*Set task*:
Among the lines below, how many carry the string "source"? Reply with a number and nothing else.

*Dataset*:

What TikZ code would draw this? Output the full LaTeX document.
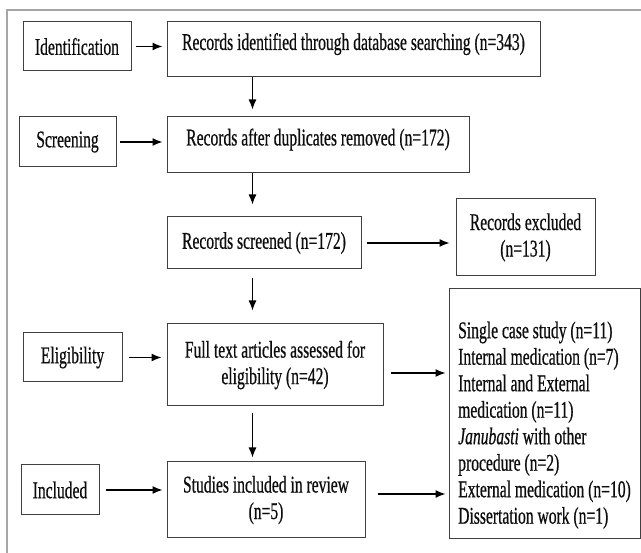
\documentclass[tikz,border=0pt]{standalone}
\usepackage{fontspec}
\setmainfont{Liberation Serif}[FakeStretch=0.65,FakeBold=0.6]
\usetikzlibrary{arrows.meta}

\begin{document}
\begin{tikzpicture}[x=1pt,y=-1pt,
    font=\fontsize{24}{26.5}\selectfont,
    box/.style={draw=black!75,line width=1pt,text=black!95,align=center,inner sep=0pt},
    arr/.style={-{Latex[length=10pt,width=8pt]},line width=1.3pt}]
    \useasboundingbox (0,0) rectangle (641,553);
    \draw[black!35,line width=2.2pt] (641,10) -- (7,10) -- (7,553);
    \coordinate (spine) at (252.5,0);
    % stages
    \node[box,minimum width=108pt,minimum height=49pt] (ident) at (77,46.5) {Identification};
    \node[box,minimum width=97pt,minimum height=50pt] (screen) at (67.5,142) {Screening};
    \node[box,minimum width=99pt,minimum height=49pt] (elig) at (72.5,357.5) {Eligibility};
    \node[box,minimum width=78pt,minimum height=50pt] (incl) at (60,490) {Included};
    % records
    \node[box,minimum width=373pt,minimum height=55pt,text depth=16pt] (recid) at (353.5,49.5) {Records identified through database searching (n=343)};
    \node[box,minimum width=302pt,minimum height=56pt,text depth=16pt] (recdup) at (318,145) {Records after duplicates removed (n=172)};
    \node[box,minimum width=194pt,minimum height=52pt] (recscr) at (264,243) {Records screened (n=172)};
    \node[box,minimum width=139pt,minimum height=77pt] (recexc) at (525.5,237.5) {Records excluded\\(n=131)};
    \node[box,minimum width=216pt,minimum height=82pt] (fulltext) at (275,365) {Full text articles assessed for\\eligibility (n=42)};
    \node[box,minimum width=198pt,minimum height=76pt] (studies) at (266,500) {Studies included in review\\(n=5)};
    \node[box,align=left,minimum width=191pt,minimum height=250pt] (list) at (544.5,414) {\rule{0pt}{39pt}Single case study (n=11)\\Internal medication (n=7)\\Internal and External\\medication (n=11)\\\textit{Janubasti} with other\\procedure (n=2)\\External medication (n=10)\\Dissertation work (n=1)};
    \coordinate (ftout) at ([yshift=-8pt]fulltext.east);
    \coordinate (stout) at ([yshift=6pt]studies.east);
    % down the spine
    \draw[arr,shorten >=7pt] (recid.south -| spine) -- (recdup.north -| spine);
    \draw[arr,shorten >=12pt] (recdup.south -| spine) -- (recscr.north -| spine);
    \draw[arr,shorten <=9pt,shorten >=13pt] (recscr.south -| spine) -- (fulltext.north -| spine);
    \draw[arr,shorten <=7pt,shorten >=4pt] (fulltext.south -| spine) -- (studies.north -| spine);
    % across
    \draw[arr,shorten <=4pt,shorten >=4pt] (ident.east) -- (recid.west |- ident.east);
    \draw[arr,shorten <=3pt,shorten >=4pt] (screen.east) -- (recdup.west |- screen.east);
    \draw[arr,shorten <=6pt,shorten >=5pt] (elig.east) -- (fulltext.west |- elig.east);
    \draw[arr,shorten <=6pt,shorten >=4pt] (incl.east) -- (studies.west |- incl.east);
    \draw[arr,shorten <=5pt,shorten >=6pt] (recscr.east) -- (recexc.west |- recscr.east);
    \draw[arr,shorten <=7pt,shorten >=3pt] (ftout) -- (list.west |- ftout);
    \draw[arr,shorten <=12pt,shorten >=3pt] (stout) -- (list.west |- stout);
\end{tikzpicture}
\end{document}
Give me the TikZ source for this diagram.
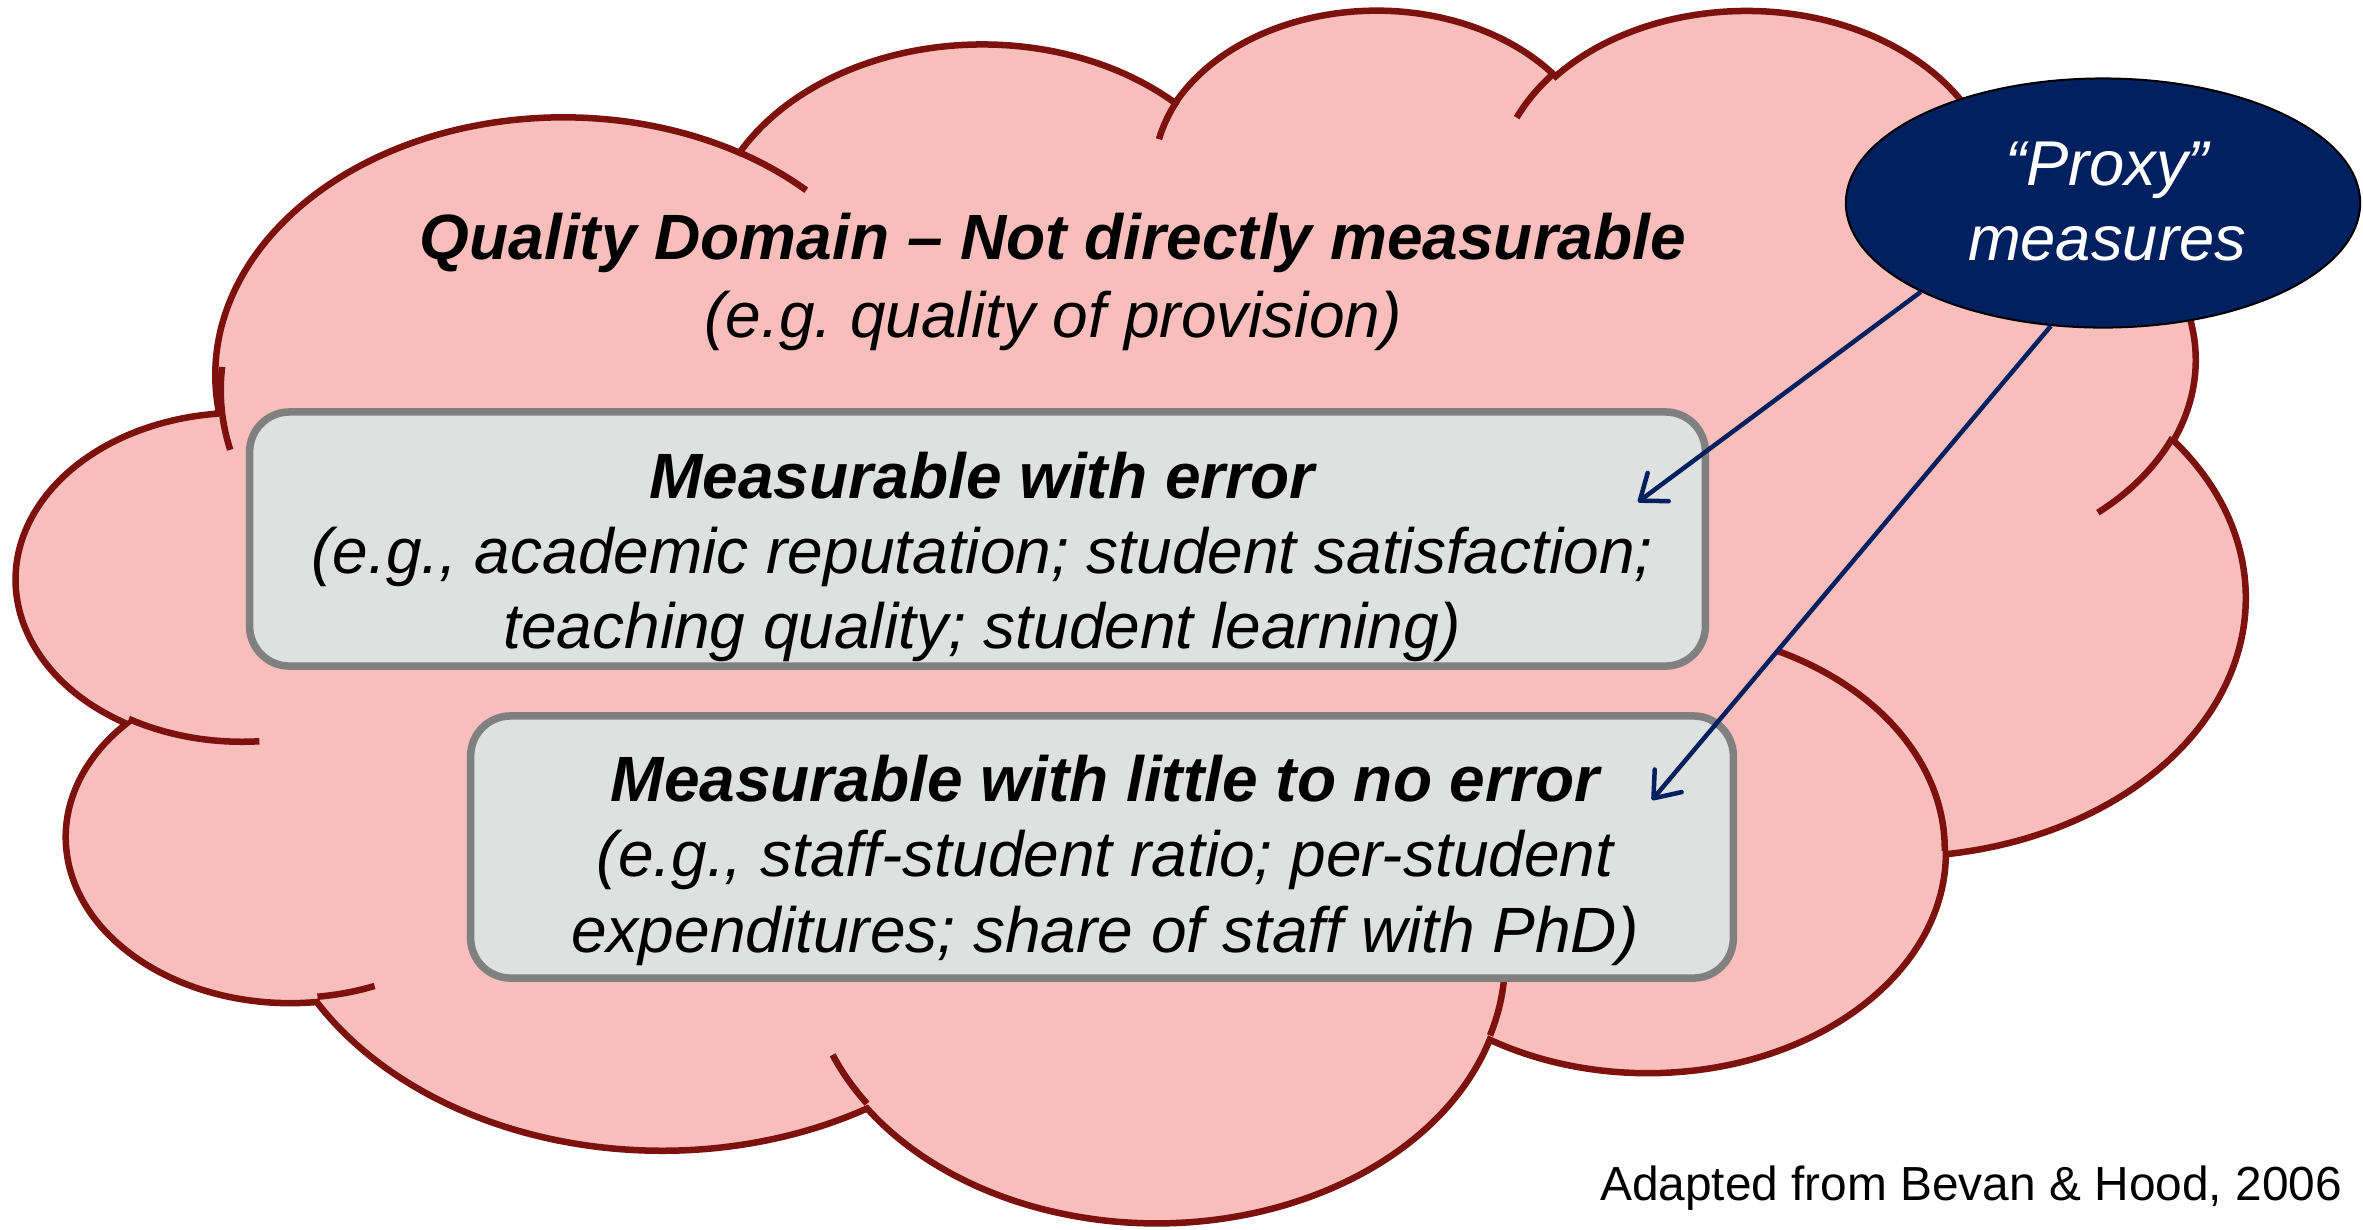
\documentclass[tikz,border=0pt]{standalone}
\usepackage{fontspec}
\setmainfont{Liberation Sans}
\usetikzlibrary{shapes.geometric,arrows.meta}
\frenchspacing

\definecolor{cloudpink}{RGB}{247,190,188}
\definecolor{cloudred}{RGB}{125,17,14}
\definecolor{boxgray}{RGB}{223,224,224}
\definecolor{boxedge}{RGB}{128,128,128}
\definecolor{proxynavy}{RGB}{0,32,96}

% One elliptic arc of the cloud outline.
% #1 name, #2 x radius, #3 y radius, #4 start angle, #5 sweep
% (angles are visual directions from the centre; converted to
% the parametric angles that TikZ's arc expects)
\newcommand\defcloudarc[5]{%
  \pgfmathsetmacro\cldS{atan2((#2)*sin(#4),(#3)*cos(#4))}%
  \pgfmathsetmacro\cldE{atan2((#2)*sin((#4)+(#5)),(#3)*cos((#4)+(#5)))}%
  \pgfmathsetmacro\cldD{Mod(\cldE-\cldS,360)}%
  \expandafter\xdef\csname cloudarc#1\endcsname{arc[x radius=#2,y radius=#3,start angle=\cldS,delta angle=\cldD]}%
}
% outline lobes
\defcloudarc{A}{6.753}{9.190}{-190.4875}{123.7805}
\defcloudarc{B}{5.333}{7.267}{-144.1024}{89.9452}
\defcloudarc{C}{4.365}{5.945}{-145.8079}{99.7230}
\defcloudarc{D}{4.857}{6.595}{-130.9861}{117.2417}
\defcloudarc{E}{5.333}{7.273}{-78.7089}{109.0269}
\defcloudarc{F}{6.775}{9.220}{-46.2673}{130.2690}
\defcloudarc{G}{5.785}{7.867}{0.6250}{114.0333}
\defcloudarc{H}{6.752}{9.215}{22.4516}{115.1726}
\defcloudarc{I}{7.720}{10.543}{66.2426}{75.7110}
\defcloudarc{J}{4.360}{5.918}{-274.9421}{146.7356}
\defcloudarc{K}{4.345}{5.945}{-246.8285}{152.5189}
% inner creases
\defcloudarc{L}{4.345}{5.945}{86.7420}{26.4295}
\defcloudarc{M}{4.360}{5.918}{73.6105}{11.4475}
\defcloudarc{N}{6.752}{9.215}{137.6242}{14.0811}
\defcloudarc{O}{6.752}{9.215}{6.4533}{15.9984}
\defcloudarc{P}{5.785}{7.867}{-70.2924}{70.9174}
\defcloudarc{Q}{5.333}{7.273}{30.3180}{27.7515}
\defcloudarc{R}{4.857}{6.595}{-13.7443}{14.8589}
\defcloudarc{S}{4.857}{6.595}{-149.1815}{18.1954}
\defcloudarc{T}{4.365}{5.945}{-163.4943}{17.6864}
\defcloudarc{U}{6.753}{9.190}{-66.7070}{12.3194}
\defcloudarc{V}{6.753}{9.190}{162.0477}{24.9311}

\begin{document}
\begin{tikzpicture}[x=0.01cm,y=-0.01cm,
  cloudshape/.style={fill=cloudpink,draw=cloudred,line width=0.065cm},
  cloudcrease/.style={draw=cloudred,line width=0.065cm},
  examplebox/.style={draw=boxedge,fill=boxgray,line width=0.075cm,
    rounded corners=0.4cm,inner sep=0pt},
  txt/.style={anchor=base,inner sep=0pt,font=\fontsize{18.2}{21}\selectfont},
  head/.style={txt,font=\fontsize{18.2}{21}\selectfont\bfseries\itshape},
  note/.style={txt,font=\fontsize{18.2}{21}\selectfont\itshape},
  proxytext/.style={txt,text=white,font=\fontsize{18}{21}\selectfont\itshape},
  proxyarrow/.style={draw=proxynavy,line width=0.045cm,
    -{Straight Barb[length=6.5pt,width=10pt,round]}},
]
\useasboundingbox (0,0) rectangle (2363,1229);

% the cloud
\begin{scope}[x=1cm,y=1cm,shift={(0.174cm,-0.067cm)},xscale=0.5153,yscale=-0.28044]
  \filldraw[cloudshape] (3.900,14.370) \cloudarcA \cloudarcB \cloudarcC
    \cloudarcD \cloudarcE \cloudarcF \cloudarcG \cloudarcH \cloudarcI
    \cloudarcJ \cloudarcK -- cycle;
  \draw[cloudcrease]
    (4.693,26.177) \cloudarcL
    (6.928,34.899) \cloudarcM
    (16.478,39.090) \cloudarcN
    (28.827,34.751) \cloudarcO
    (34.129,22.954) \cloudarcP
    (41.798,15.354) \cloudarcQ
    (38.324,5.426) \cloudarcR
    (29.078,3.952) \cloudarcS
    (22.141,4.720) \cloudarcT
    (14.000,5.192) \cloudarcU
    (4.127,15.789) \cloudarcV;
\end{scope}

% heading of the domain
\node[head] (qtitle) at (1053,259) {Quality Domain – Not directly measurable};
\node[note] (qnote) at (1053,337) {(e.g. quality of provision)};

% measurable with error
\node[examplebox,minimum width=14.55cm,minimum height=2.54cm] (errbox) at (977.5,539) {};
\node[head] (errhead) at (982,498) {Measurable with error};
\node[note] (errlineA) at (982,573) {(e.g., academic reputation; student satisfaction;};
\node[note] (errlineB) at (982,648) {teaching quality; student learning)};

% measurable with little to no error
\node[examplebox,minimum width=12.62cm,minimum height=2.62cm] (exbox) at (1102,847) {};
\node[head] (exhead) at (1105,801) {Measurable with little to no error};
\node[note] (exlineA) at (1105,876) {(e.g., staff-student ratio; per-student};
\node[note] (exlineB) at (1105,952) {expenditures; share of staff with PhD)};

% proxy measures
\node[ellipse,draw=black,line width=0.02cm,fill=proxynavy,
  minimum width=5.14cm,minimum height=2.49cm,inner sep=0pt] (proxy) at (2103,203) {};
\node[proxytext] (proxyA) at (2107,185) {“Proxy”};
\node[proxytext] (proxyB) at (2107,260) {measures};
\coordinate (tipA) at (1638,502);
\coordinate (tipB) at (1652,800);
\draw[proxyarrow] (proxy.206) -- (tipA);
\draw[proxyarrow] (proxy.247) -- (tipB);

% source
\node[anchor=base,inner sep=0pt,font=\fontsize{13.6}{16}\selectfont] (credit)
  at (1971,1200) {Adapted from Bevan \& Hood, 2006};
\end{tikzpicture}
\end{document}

*Task response*:
2